Copy out all the entries word for word.

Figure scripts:
[start]

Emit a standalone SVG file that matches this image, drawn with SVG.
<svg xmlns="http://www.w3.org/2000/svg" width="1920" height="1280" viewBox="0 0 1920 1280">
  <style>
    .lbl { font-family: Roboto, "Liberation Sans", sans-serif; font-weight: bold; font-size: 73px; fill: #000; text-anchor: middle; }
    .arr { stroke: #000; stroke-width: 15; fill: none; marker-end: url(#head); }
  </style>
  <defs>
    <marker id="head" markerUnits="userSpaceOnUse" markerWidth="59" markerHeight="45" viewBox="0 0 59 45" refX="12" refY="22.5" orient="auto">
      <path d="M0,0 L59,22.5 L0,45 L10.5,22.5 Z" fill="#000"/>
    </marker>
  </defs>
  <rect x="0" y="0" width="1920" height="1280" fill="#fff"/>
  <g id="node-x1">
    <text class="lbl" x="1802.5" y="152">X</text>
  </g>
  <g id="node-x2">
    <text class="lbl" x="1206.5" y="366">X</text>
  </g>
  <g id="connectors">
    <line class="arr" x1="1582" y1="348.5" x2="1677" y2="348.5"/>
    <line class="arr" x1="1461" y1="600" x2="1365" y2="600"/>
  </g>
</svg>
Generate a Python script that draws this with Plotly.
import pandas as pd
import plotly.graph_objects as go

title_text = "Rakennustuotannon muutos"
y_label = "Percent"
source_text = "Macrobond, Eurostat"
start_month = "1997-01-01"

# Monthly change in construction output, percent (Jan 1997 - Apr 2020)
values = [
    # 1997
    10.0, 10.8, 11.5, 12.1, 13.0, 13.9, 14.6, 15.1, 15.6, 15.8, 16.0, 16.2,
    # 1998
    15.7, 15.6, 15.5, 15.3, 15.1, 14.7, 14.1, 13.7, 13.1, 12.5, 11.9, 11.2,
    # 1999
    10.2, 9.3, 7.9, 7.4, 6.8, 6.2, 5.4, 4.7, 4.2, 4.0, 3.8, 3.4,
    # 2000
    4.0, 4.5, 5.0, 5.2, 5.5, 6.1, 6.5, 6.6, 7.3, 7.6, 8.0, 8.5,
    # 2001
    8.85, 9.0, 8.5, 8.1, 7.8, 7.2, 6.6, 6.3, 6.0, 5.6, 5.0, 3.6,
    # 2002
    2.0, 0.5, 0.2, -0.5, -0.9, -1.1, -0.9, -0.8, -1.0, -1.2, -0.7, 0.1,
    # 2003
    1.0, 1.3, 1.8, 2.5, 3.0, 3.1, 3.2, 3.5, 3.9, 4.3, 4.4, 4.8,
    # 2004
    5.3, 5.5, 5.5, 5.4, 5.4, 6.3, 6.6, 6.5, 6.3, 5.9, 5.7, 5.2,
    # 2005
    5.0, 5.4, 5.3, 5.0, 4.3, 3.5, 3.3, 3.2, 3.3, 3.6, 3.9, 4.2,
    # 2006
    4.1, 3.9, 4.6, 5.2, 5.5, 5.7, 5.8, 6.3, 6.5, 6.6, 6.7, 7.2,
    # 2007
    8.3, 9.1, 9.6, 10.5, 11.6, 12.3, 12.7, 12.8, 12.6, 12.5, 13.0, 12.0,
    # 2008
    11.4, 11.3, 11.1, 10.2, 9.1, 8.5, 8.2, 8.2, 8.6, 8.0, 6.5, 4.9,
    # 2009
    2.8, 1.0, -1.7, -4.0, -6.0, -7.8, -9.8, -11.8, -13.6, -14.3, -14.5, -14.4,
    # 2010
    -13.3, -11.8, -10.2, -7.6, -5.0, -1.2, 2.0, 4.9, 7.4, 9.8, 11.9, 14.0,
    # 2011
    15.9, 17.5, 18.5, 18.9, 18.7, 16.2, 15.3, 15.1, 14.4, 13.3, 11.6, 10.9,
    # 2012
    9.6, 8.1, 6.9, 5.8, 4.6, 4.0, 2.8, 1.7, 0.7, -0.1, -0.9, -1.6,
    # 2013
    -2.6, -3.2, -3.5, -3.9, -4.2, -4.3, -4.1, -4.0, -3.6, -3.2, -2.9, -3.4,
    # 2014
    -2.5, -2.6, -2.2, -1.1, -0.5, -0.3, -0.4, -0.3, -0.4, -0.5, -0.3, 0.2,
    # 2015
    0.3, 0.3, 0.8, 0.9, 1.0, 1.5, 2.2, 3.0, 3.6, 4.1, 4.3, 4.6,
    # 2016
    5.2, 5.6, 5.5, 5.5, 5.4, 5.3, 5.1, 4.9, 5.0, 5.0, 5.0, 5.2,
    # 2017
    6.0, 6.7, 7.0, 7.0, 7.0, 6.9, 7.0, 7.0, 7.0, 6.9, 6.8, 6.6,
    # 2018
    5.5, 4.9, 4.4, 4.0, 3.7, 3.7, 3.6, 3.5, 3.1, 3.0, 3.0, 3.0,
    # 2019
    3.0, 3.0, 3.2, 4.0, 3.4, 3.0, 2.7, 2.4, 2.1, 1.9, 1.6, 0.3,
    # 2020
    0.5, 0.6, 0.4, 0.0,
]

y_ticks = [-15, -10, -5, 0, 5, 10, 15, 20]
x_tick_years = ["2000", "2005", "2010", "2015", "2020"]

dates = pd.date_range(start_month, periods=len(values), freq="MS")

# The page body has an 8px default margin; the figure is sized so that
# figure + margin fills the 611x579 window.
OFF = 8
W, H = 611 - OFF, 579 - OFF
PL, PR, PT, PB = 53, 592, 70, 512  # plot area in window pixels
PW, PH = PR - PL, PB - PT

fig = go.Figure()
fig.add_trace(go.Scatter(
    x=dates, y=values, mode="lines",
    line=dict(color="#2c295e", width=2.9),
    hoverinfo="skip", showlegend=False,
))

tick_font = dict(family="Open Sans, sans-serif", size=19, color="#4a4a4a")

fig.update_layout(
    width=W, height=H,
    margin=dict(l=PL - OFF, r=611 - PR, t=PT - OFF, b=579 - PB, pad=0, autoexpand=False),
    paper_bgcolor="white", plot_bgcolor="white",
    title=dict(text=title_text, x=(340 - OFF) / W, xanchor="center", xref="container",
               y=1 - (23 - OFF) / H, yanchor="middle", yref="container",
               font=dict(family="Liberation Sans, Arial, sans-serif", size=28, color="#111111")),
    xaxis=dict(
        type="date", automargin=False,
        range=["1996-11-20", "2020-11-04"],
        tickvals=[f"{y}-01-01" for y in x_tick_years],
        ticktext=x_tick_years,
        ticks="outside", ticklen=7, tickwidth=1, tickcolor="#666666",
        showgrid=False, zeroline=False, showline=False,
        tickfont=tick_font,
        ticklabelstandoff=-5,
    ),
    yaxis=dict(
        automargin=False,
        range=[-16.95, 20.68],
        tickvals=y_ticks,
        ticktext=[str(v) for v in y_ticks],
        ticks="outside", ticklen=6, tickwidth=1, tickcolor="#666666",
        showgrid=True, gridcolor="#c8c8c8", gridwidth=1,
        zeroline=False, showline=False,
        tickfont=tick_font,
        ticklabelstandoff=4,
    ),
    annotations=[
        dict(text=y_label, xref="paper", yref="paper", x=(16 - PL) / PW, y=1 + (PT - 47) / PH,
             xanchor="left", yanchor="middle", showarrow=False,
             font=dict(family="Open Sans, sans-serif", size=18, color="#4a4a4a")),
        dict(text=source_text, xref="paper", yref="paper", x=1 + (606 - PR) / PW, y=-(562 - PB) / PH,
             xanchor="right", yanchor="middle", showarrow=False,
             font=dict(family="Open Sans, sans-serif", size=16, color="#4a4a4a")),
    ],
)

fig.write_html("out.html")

[end]

Completed task:
Emit a standalone SVG file that matches this image, drawn with SVG.
<svg xmlns="http://www.w3.org/2000/svg" width="1920" height="1280" viewBox="0 0 1920 1280">
  <style>
    .lbl { font-family: Roboto, "Liberation Sans", sans-serif; font-weight: bold; font-size: 73px; fill: #000; text-anchor: middle; }
    .arr { stroke: #000; stroke-width: 15; fill: none; marker-end: url(#head); }
  </style>
  <defs>
    <marker id="head" markerUnits="userSpaceOnUse" markerWidth="59" markerHeight="45" viewBox="0 0 59 45" refX="12" refY="22.5" orient="auto">
      <path d="M0,0 L59,22.5 L0,45 L10.5,22.5 Z" fill="#000"/>
    </marker>
  </defs>
  <rect x="0" y="0" width="1920" height="1280" fill="#fff"/>
  <g id="node-x1">
    <text class="lbl" x="1802.5" y="152">X</text>
  </g>
  <g id="node-x2">
    <text class="lbl" x="1206.5" y="366">X</text>
  </g>
  <g id="connectors">
    <line class="arr" x1="1582" y1="348.5" x2="1677" y2="348.5"/>
    <line class="arr" x1="1461" y1="600" x2="1365" y2="600"/>
  </g>
</svg>
Generate a Python script that draws this with Plotly.
import pandas as pd
import plotly.graph_objects as go

title_text = "Rakennustuotannon muutos"
y_label = "Percent"
source_text = "Macrobond, Eurostat"
start_month = "1997-01-01"

# Monthly change in construction output, percent (Jan 1997 - Apr 2020)
values = [
    # 1997
    10.0, 10.8, 11.5, 12.1, 13.0, 13.9, 14.6, 15.1, 15.6, 15.8, 16.0, 16.2,
    # 1998
    15.7, 15.6, 15.5, 15.3, 15.1, 14.7, 14.1, 13.7, 13.1, 12.5, 11.9, 11.2,
    # 1999
    10.2, 9.3, 7.9, 7.4, 6.8, 6.2, 5.4, 4.7, 4.2, 4.0, 3.8, 3.4,
    # 2000
    4.0, 4.5, 5.0, 5.2, 5.5, 6.1, 6.5, 6.6, 7.3, 7.6, 8.0, 8.5,
    # 2001
    8.85, 9.0, 8.5, 8.1, 7.8, 7.2, 6.6, 6.3, 6.0, 5.6, 5.0, 3.6,
    # 2002
    2.0, 0.5, 0.2, -0.5, -0.9, -1.1, -0.9, -0.8, -1.0, -1.2, -0.7, 0.1,
    # 2003
    1.0, 1.3, 1.8, 2.5, 3.0, 3.1, 3.2, 3.5, 3.9, 4.3, 4.4, 4.8,
    # 2004
    5.3, 5.5, 5.5, 5.4, 5.4, 6.3, 6.6, 6.5, 6.3, 5.9, 5.7, 5.2,
    # 2005
    5.0, 5.4, 5.3, 5.0, 4.3, 3.5, 3.3, 3.2, 3.3, 3.6, 3.9, 4.2,
    # 2006
    4.1, 3.9, 4.6, 5.2, 5.5, 5.7, 5.8, 6.3, 6.5, 6.6, 6.7, 7.2,
    # 2007
    8.3, 9.1, 9.6, 10.5, 11.6, 12.3, 12.7, 12.8, 12.6, 12.5, 13.0, 12.0,
    # 2008
    11.4, 11.3, 11.1, 10.2, 9.1, 8.5, 8.2, 8.2, 8.6, 8.0, 6.5, 4.9,
    # 2009
    2.8, 1.0, -1.7, -4.0, -6.0, -7.8, -9.8, -11.8, -13.6, -14.3, -14.5, -14.4,
    # 2010
    -13.3, -11.8, -10.2, -7.6, -5.0, -1.2, 2.0, 4.9, 7.4, 9.8, 11.9, 14.0,
    # 2011
    15.9, 17.5, 18.5, 18.9, 18.7, 16.2, 15.3, 15.1, 14.4, 13.3, 11.6, 10.9,
    # 2012
    9.6, 8.1, 6.9, 5.8, 4.6, 4.0, 2.8, 1.7, 0.7, -0.1, -0.9, -1.6,
    # 2013
    -2.6, -3.2, -3.5, -3.9, -4.2, -4.3, -4.1, -4.0, -3.6, -3.2, -2.9, -3.4,
    # 2014
    -2.5, -2.6, -2.2, -1.1, -0.5, -0.3, -0.4, -0.3, -0.4, -0.5, -0.3, 0.2,
    # 2015
    0.3, 0.3, 0.8, 0.9, 1.0, 1.5, 2.2, 3.0, 3.6, 4.1, 4.3, 4.6,
    # 2016
    5.2, 5.6, 5.5, 5.5, 5.4, 5.3, 5.1, 4.9, 5.0, 5.0, 5.0, 5.2,
    # 2017
    6.0, 6.7, 7.0, 7.0, 7.0, 6.9, 7.0, 7.0, 7.0, 6.9, 6.8, 6.6,
    # 2018
    5.5, 4.9, 4.4, 4.0, 3.7, 3.7, 3.6, 3.5, 3.1, 3.0, 3.0, 3.0,
    # 2019
    3.0, 3.0, 3.2, 4.0, 3.4, 3.0, 2.7, 2.4, 2.1, 1.9, 1.6, 0.3,
    # 2020
    0.5, 0.6, 0.4, 0.0,
]

y_ticks = [-15, -10, -5, 0, 5, 10, 15, 20]
x_tick_years = ["2000", "2005", "2010", "2015", "2020"]

dates = pd.date_range(start_month, periods=len(values), freq="MS")

# The page body has an 8px default margin; the figure is sized so that
# figure + margin fills the 611x579 window.
OFF = 8
W, H = 611 - OFF, 579 - OFF
PL, PR, PT, PB = 53, 592, 70, 512  # plot area in window pixels
PW, PH = PR - PL, PB - PT

fig = go.Figure()
fig.add_trace(go.Scatter(
    x=dates, y=values, mode="lines",
    line=dict(color="#2c295e", width=2.9),
    hoverinfo="skip", showlegend=False,
))

tick_font = dict(family="Open Sans, sans-serif", size=19, color="#4a4a4a")

fig.update_layout(
    width=W, height=H,
    margin=dict(l=PL - OFF, r=611 - PR, t=PT - OFF, b=579 - PB, pad=0, autoexpand=False),
    paper_bgcolor="white", plot_bgcolor="white",
    title=dict(text=title_text, x=(340 - OFF) / W, xanchor="center", xref="container",
               y=1 - (23 - OFF) / H, yanchor="middle", yref="container",
               font=dict(family="Liberation Sans, Arial, sans-serif", size=28, color="#111111")),
    xaxis=dict(
        type="date", automargin=False,
        range=["1996-11-20", "2020-11-04"],
        tickvals=[f"{y}-01-01" for y in x_tick_years],
        ticktext=x_tick_years,
        ticks="outside", ticklen=7, tickwidth=1, tickcolor="#666666",
        showgrid=False, zeroline=False, showline=False,
        tickfont=tick_font,
        ticklabelstandoff=-5,
    ),
    yaxis=dict(
        automargin=False,
        range=[-16.95, 20.68],
        tickvals=y_ticks,
        ticktext=[str(v) for v in y_ticks],
        ticks="outside", ticklen=6, tickwidth=1, tickcolor="#666666",
        showgrid=True, gridcolor="#c8c8c8", gridwidth=1,
        zeroline=False, showline=False,
        tickfont=tick_font,
        ticklabelstandoff=4,
    ),
    annotations=[
        dict(text=y_label, xref="paper", yref="paper", x=(16 - PL) / PW, y=1 + (PT - 47) / PH,
             xanchor="left", yanchor="middle", showarrow=False,
             font=dict(family="Open Sans, sans-serif", size=18, color="#4a4a4a")),
        dict(text=source_text, xref="paper", yref="paper", x=1 + (606 - PR) / PW, y=-(562 - PB) / PH,
             xanchor="right", yanchor="middle", showarrow=False,
             font=dict(family="Open Sans, sans-serif", size=16, color="#4a4a4a")),
    ],
)

fig.write_html("out.html")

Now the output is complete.